Why Choose Gravity Die Casting?

Dimensional Stability You Can Count On
Without external pressure interfering, the metal solidifies more uniformly. It's kind of like baking a cake-slow and steady beats rushed and pressurized every time. In real-world production, gravity cast parts typically show 20-30% less dimensional variation compared to die castings.

Superior Surface Quality
Parts often come out of the mold needing minimal post-processing. I've seen automotive steering knuckles where gravity cast pieces just needed a quick polish, while sand castings required extensive grinding to get anywhere close.

Handles Complex Geometries
With smart gating system design, you can cast thin-wall sections down to 2-3mm thick, even with internal cooling channels. Some high-end motorcycle engine cases? Yep, made this way.

Solid Mechanical Properties
Take A356 aluminum alloy as an example-gravity die casting delivers tensile strength around 240-280 MPa with 3-5% elongation. That's plenty robust for load-bearing applications.

Mold Design Makes All the Difference

Gravity die casting molds typically split into upper and lower halves that clamp together during pouring and separate for part removal. A single mold can handle anywhere from several thousand to tens of thousands of cycles, driving per-part costs way below single-use sand molds.
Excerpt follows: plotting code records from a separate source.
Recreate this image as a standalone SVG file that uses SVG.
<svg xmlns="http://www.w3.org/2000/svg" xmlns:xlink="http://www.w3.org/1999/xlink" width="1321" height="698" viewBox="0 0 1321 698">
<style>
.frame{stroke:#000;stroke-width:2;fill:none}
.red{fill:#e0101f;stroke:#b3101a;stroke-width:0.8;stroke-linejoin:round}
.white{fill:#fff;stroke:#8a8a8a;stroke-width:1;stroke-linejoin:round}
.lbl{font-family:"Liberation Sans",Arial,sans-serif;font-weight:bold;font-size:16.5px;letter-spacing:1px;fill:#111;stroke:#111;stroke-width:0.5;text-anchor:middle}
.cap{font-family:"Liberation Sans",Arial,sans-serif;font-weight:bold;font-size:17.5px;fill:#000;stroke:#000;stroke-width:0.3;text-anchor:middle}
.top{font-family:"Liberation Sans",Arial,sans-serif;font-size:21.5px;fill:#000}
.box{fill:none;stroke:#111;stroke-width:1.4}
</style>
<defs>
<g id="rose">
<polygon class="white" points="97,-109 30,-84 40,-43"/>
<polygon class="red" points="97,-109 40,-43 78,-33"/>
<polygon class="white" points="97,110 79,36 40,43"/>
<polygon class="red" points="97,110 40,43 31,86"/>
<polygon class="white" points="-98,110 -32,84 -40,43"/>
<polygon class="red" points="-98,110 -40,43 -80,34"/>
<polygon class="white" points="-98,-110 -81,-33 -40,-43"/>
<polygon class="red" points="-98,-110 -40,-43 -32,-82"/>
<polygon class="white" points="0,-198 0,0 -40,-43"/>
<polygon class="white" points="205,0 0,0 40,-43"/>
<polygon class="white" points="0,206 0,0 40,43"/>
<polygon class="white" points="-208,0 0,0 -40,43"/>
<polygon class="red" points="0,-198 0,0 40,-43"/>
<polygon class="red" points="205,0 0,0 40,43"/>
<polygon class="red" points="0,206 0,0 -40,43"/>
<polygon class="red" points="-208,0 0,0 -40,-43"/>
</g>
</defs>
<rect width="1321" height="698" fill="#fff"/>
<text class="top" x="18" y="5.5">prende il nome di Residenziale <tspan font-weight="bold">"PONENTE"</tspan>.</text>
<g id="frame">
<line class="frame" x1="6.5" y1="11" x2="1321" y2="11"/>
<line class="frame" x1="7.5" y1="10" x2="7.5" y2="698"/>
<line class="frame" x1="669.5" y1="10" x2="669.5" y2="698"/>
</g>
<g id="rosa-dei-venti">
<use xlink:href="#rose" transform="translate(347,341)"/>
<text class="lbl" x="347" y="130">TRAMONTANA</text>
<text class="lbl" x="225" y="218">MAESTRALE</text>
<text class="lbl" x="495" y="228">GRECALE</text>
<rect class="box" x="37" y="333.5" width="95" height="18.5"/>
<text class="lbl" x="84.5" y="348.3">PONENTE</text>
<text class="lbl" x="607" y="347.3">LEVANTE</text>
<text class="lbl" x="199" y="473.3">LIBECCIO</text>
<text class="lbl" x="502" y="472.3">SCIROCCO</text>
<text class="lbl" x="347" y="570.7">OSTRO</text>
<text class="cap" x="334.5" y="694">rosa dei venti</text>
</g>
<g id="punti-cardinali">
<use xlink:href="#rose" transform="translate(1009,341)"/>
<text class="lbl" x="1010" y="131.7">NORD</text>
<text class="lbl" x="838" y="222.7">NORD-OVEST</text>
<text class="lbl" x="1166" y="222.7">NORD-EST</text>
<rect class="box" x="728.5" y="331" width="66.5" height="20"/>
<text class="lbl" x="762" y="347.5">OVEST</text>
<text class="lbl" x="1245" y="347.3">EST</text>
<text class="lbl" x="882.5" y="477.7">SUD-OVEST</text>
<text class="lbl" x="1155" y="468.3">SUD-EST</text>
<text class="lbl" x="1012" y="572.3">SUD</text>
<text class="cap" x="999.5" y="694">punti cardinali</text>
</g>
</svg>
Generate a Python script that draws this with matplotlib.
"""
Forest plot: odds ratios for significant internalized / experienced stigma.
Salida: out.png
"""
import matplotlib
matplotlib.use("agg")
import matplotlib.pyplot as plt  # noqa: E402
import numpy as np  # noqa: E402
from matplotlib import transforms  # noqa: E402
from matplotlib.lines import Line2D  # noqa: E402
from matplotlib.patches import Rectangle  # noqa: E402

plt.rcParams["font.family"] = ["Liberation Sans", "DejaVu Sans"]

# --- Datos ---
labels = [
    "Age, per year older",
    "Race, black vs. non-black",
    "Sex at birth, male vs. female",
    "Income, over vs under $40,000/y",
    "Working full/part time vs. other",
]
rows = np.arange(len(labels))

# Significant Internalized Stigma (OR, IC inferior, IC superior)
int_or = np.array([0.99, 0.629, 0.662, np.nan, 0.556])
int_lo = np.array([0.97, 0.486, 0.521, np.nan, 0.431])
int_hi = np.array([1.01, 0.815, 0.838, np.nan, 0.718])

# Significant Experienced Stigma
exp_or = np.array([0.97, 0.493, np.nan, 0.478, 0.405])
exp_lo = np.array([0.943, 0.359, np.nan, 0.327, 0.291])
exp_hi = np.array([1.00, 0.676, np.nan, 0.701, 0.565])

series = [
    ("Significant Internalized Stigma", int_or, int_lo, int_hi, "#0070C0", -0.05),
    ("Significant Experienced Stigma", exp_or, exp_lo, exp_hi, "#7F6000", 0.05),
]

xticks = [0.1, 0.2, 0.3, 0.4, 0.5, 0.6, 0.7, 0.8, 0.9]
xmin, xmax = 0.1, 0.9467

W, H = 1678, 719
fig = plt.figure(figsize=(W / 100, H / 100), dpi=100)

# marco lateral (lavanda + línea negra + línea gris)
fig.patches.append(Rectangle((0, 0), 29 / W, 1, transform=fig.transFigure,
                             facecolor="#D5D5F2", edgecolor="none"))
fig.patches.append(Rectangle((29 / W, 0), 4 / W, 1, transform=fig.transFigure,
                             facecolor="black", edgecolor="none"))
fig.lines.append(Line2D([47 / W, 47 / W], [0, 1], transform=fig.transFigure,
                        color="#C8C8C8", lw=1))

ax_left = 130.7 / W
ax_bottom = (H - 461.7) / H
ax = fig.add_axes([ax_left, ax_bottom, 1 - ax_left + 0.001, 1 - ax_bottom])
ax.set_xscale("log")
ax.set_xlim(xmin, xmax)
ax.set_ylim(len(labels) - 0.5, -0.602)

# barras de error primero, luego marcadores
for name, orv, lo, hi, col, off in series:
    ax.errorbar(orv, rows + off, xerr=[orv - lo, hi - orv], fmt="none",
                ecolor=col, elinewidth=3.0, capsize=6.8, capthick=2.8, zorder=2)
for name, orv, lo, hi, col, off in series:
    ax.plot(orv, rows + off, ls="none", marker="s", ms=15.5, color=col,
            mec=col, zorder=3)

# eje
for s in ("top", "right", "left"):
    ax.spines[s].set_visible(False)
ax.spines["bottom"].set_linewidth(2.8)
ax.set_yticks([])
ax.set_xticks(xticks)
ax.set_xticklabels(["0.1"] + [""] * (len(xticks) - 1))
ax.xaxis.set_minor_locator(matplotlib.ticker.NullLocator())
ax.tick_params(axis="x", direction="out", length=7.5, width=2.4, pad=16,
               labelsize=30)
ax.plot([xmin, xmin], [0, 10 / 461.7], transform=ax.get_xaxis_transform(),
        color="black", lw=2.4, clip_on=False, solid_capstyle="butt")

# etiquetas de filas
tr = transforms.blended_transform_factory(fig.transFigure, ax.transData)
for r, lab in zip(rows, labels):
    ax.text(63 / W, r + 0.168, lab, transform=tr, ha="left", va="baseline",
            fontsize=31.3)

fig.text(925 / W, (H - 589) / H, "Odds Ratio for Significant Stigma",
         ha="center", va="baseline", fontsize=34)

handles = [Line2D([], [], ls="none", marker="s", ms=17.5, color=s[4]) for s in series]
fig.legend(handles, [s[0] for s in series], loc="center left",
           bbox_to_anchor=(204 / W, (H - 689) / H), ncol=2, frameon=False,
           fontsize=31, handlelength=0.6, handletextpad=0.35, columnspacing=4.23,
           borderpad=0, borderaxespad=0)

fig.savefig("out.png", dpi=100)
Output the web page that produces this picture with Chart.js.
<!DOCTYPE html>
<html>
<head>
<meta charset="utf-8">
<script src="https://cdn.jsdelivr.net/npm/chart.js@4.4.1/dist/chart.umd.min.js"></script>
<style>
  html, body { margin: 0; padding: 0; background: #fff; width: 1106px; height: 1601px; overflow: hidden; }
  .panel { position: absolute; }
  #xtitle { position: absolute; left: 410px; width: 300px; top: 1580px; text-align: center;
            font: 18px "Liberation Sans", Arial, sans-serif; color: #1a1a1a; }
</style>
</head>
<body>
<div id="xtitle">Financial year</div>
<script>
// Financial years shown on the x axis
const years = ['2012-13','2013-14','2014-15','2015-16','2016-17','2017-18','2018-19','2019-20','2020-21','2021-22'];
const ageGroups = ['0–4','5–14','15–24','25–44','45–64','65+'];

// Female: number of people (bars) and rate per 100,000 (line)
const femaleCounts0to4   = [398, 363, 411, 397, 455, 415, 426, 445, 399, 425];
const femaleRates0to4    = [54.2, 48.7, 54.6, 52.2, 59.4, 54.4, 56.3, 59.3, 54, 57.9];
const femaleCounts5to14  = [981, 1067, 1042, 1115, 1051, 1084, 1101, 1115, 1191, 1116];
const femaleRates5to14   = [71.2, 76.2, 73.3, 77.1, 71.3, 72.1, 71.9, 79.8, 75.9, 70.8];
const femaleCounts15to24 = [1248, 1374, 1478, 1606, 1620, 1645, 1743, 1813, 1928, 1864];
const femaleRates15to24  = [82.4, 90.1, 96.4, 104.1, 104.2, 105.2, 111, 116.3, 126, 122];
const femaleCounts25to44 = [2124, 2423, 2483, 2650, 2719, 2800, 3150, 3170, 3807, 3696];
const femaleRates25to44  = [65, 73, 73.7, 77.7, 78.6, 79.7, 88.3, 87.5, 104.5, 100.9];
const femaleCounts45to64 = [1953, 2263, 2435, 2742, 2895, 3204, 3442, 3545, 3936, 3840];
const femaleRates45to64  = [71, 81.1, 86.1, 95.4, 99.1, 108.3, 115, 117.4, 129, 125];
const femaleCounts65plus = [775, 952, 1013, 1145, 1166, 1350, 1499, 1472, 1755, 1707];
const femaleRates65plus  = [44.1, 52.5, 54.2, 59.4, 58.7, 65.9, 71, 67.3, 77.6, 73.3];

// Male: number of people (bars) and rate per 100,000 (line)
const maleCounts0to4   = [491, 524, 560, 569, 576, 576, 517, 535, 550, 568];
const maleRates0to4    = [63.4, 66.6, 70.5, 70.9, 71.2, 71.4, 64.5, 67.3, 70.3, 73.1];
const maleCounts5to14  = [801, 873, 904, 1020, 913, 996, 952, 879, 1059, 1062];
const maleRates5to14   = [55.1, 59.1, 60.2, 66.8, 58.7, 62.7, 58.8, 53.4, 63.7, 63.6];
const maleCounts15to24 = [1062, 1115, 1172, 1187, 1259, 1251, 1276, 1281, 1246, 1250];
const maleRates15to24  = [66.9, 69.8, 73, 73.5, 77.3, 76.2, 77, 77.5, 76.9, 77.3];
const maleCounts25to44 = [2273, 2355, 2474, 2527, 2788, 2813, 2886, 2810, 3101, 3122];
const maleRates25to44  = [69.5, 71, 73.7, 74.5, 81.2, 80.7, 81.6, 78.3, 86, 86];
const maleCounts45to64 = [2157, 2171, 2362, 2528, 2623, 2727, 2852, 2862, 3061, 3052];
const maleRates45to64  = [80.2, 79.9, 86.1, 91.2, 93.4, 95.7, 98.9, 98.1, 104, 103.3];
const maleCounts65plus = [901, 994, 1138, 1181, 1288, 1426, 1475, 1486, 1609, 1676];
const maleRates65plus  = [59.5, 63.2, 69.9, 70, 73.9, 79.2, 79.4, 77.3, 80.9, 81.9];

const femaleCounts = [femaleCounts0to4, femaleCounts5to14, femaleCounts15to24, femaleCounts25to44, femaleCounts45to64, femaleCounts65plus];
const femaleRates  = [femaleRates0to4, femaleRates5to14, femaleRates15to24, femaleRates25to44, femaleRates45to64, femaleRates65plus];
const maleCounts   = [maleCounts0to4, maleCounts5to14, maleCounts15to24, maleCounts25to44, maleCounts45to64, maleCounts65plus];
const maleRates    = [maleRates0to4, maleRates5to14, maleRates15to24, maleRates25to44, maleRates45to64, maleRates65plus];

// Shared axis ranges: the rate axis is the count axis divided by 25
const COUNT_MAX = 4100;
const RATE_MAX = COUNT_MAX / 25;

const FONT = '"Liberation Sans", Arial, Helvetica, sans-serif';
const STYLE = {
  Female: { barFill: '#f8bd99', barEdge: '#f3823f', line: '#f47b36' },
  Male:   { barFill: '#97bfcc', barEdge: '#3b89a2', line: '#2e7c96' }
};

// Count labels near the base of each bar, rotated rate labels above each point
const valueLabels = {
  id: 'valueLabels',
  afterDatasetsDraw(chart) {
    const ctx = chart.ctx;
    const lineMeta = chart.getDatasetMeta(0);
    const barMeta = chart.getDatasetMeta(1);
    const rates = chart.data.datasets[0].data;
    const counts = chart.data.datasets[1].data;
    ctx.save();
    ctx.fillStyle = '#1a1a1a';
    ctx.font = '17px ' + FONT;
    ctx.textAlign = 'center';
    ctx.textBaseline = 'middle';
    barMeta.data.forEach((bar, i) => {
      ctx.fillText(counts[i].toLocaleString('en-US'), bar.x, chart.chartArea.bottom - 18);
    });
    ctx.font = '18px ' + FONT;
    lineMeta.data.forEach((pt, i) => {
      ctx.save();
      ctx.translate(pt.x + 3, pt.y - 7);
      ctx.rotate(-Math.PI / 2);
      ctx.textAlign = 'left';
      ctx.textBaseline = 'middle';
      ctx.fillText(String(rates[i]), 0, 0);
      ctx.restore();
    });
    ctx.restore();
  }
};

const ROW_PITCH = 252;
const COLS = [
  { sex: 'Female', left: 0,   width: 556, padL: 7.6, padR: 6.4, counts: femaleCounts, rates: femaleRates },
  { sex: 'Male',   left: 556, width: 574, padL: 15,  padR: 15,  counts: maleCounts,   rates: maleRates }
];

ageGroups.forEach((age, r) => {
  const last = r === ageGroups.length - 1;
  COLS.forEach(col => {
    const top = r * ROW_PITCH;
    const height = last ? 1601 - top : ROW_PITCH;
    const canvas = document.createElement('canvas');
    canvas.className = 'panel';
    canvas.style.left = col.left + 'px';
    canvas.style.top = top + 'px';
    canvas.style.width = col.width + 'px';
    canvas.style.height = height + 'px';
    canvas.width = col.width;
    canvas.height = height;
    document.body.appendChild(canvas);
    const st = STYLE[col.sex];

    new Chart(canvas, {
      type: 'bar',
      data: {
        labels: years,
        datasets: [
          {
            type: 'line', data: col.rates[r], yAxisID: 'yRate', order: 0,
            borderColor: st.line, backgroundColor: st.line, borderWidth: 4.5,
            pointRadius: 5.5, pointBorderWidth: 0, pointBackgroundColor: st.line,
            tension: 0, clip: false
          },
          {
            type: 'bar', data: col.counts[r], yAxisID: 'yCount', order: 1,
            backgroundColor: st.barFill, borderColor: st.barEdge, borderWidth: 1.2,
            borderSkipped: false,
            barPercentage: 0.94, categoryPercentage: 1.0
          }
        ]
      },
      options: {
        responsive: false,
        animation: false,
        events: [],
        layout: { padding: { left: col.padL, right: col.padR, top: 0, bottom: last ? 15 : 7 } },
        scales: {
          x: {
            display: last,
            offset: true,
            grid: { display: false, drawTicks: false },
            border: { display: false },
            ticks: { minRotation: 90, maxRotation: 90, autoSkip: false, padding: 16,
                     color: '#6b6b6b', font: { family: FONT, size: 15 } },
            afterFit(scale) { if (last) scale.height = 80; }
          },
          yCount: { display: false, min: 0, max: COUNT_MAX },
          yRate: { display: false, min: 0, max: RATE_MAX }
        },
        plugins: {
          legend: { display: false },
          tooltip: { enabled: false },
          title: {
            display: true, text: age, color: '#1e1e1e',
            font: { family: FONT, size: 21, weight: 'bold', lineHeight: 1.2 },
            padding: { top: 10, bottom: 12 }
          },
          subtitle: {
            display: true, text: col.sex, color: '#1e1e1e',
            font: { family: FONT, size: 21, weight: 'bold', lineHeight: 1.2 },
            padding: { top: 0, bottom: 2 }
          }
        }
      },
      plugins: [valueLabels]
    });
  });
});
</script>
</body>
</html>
Material selection matters-big time. Since the mold repeatedly contacts aluminum melt at 700-750°C (or over 1000°C for copper alloys), regular steel just won't cut it. Today's go-to materials are high-conductivity copper alloys like beryllium copper or chromium-zirconium copper, with thermal conductivity 3-4 times higher than steel. This rapid heat dissipation speeds up production cycles while preventing the mold itself from cracking.

Cavity design is where things get really interesting. Gate placement, vent positioning, cooling channel routing-every detail affects final part quality. I worked on a case where a customer kept getting porosity in the same spot on their pump bodies. Turned out the venting was inadequate. We relocated two vent plugs and the problem disappeared.